A great feat of Scottish engineering is honoured, Bam does a lot of good work for charity, a US design practice prints a pavilion, and there’s the latest in a long line of hilarious building-shaped confectioneries

hansom for i pad

Vintage Scots

News reaches me of a Scottish engineering icon that has been aptly awarded an accolade typically reserved for structures such as the Eiffel Tower. The 150ft-tall, 106-year-old Titan Crane near Glasgow has been recognised as an “International Historic Civil and Mechanical Engineering Landmark” by the American Society of Civil Engineers. Other past recipients include the Sydney Harbour Bridge and Machu Picchu in Peru. The 800-tonne behemoth was constructed in 1907 at a cost of £24,600 and designed by one of my contemporaries, Adam Hunter (1869-1933). It now sports a viewing platform and local thrillseekers regularly bungee jump from the top. Pleasing to see our engineering heritage celebrated.

Bam hits the road

I doff my top hat to Bam this week, which has persuaded over 100 of its employees to take part in a nine-leg, 900-mile cycle trip round the UK in aid of Macmillan Cancer Support. I can reassure clients worried that Bam’s workforce will be off site and in the saddle for over a week with news that several regional offices will be taking on the separate legs. Last year one Bam employee signed up who didn’t even own a bike at the time. Good to see a minor detail like that didn’t deter them. To sponsor a Bam cyclist, visit www.justgiving.com/company/bam.

Printer jam

This week, I feel I’ve had a glimpse into the future. US Architecture and design studio Smith | Allen, has built a 3D printed building. The pavilion took a total of two months and four days to print and build. The design duo Stephanie Smith and Bryan Allen said: “We are focused on creating site-responsive, large-scale works that investigate the relationship between nature and technology. We explore this dialectic through different lenses of man, machine, and environment.” Granted, it isn’t designed for human habitation, but I do feel the finished product is rather underwhelming. It doesn’t have a roof, its walls are full of holes and the component brick-size parts don’t seem a big step up from using, well, bricks. We’re still a way off from 3D-printed homes, I fear.

Hobbits or rabbits?

Last week saw the government publish its latest views on the minimum standards local authorities can require from housebuilders building in their areas. However, if you were to read the mainstream coverage of the issue over the years you might get a very odd idea about the kind of homes the UK’s housebuilders are producing.

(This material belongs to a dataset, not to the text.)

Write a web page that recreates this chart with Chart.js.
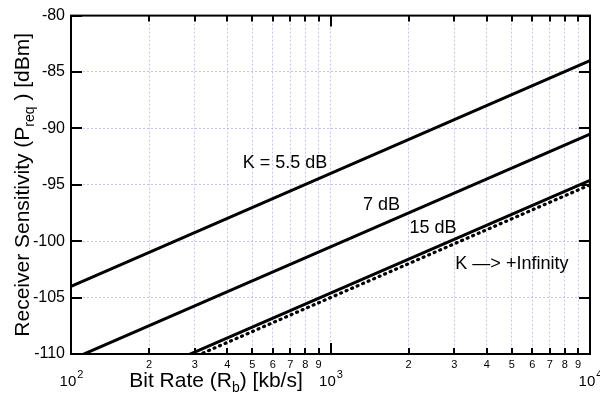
<!DOCTYPE html>
<html>
<head>
<meta charset="utf-8">
<script src="https://cdn.jsdelivr.net/npm/chart.js@4"></script>
<style>
  html, body { margin:0; padding:0; background:#fff; }
  #wrap { width:600px; height:401px; }
</style>
</head>
<body>
<div id="wrap"><canvas id="chart"></canvas></div>
<script>
//=========================================
// Data
//=========================================
const bitRate = [100, 10000];          // kb/s, line endpoints
const k55 = [-104, -84];
const k7 = [-110.5, -90.5];
const k15 = [-114.6, -94.6];
const kInf = [-115, -95];

const xTicks = [100,200,300,400,500,600,700,800,900,
                1000,2000,3000,4000,5000,6000,7000,8000,9000,10000];
const xTickLabels = ['10^2','2','3','4','5','6','7','8','9',
                     '10^3','2','3','4','5','6','7','8','9','10^4'];
const yTicks = [-110,-105,-100,-95,-90,-85,-80];

const noteText = ['K = 5.5 dB', '7 dB', '15 dB', 'K \u2014> +Infinity'];
const noteX = [668, 1572, 2483, 5000];
const noteY = [-93.1, -96.8, -98.8, -102];

const FONT = "Arial, 'Liberation Sans', sans-serif";
const gridColor = "rgba(175,175,235,0.75)";

function pts(ys){
    return bitRate.map((x,i) => ({x:x, y:ys[i]}));
}

//------------------------------------
// Custom drawing: box, inward ticks, labels
//------------------------------------
const decorPlugin = {
    id: "decor",
    afterDraw(chart){
        const ctx = chart.ctx;
        const a = chart.chartArea;
        const xs = chart.scales.x;
        const ys = chart.scales.y;
        ctx.save();

        // inward tick marks
        ctx.strokeStyle = "#000";
        ctx.lineWidth = 2;
        ctx.beginPath();
        xTicks.forEach((v,i) => {
            const px = Math.round(xs.getPixelForValue(v));
            const len = xTickLabels[i].indexOf('^') >= 0 ? 11 : 6;
            ctx.moveTo(px, a.bottom); ctx.lineTo(px, a.bottom - len);
            ctx.moveTo(px, a.top); ctx.lineTo(px, a.top + len);
        });
        yTicks.forEach(v => {
            const py = Math.round(ys.getPixelForValue(v));
            ctx.moveTo(a.left, py); ctx.lineTo(a.left + 11, py);
            ctx.moveTo(a.right, py); ctx.lineTo(a.right - 11, py);
        });
        ctx.stroke();

        // box
        ctx.lineWidth = 2;
        ctx.strokeRect(a.left, a.top, a.right - a.left, a.bottom - a.top);

        // x tick labels
        ctx.fillStyle = "#000";
        ctx.textBaseline = "alphabetic";
        xTicks.forEach((v,i) => {
            const px = xs.getPixelForValue(v);
            const lab = xTickLabels[i];
            if(lab.indexOf('^') >= 0){
                const parts = lab.split('^');
                ctx.font = "15px " + FONT;
                const w1 = ctx.measureText(parts[0]).width;
                ctx.font = "11px " + FONT;
                const w2 = ctx.measureText(parts[1]).width;
                const x0 = px - (w1 + w2) / 2;
                ctx.textAlign = "left";
                ctx.font = "15px " + FONT;
                ctx.fillText(parts[0], x0, a.bottom + 32);
                ctx.font = "11px " + FONT;
                ctx.fillText(parts[1], x0 + w1 + 1, a.bottom + 24);
            } else {
                ctx.font = "11px " + FONT;
                ctx.textAlign = "center";
                ctx.fillText(lab, px, a.bottom + 14);
            }
        });

        // x axis title with subscript
        const xt = [["Bit Rate (R", 21, 0], ["b", 14, 5], [") [kb/s]", 21, 0]];
        drawRich(ctx, xt, 216, a.bottom + 33);

        // y axis title, rotated, with subscript
        ctx.save();
        ctx.translate(29, (a.top + a.bottom) / 2);
        ctx.rotate(-Math.PI / 2);
        const yt = [["Receiver Sensitivity (P", 21, 0], ["req", 14, 5], [" ) [dBm]", 21, 0]];
        drawRich(ctx, yt, 0, 0);
        ctx.restore();

        // annotations
        ctx.font = "18px " + FONT;
        ctx.textAlign = "center";
        ctx.textBaseline = "middle";
        noteText.forEach((t,i) => {
            ctx.fillText(t, xs.getPixelForValue(noteX[i]), ys.getPixelForValue(noteY[i]));
        });

        ctx.restore();
    }
};

function drawRich(ctx, parts, cx, baseline){
    let total = 0;
    parts.forEach(p => { ctx.font = p[1] + "px " + FONT; total += ctx.measureText(p[0]).width; });
    let x = cx - total / 2;
    ctx.textAlign = "left";
    ctx.textBaseline = "alphabetic";
    parts.forEach(p => {
        ctx.font = p[1] + "px " + FONT;
        ctx.fillText(p[0], x, baseline + p[2]);
        x += ctx.measureText(p[0]).width;
    });
}

//------------------------------------
// Chart
//------------------------------------
const lineStyle = { borderColor:"#000", borderWidth:3, pointRadius:0, fill:false, tension:0 };

new Chart(document.getElementById("chart"), {
    type: "line",
    data: {
        datasets: [
            Object.assign({ label:"K = 5.5 dB", data:pts(k55) }, lineStyle),
            Object.assign({ label:"7 dB", data:pts(k7) }, lineStyle),
            Object.assign({ label:"15 dB", data:pts(k15) }, lineStyle),
            Object.assign({ label:"K -> +Infinity", data:pts(kInf),
                            borderDash:[1,5], borderCapStyle:"round" }, lineStyle,
                          { borderWidth:3.2 })
        ]
    },
    options: {
        responsive: true,
        maintainAspectRatio: false,
        animation: false,
        layout: { padding: { left:0, right:10, top:10, bottom:0 } },
        plugins: { legend:{ display:false }, tooltip:{ enabled:false } },
        scales: {
            x: {
                type: "logarithmic",
                min: 100,
                max: 10000,
                afterBuildTicks(scale){
                    scale.ticks = xTicks.map(v => ({ value:v }));
                },
                afterFit(scale){ scale.height = 47; },
                ticks: { display:false, autoSkip:false },
                grid: { color:gridColor, lineWidth:1, drawTicks:false },
                border: { display:false, dash:[2,2] }
            },
            y: {
                min: -110,
                max: -80,
                afterBuildTicks(scale){
                    scale.ticks = yTicks.map(v => ({ value:v }));
                },
                afterFit(scale){ scale.width = 71; },
                ticks: { color:"#000", font:{ size:16, family:FONT }, padding:6 },
                grid: { color:gridColor, lineWidth:1, drawTicks:false },
                border: { display:false, dash:[2,2] }
            }
        }
    },
    plugins: [decorPlugin]
});
</script>
</body>
</html>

In 2010, London mayor Boris Johnson successfully pushed through minimum space standards in the capital following a campaign against “hobbit homes” in the city, as if overseas buyers were gobbling up reams of plush holes bored into the sides of hills. After last week’s announcement, the RIBA welcomed the possible end to “rabbit-hutch Britain”. The BBC’s coverage took this somewhat literally, saying the plans were designed to curb “rabbit hutch-style” homes, evoking the equally bizarre image of reams of wooden boxes lined with straw popping up on greenfield sites across the land. Only question remains: when will housebuilders start building homes for humans?

Taking the biscuit

Carlisle Castle

This column has tracked the unstoppable rise of confectionery construction for some time now. Building has been known to claim it started the trend with its 2010 Christmas special, which pitted developer Sellar’s chocolate Shard against Make Architects’ laser-cut gingerbread Cube, although I fear those pesky Bompas & Parr chaps might say they kicked things off in 2009 with their jelly St Paul’s cathedral. In more recent years, the Jubilee saw Arup build a giant cake replica of the Gherkin. Now we have a replica of Carlisle Castle, made of 5,000 custard creams, courtesy of The Sweet Dream Cake Company and English Heritage, built for the Carlisle Pageant this month.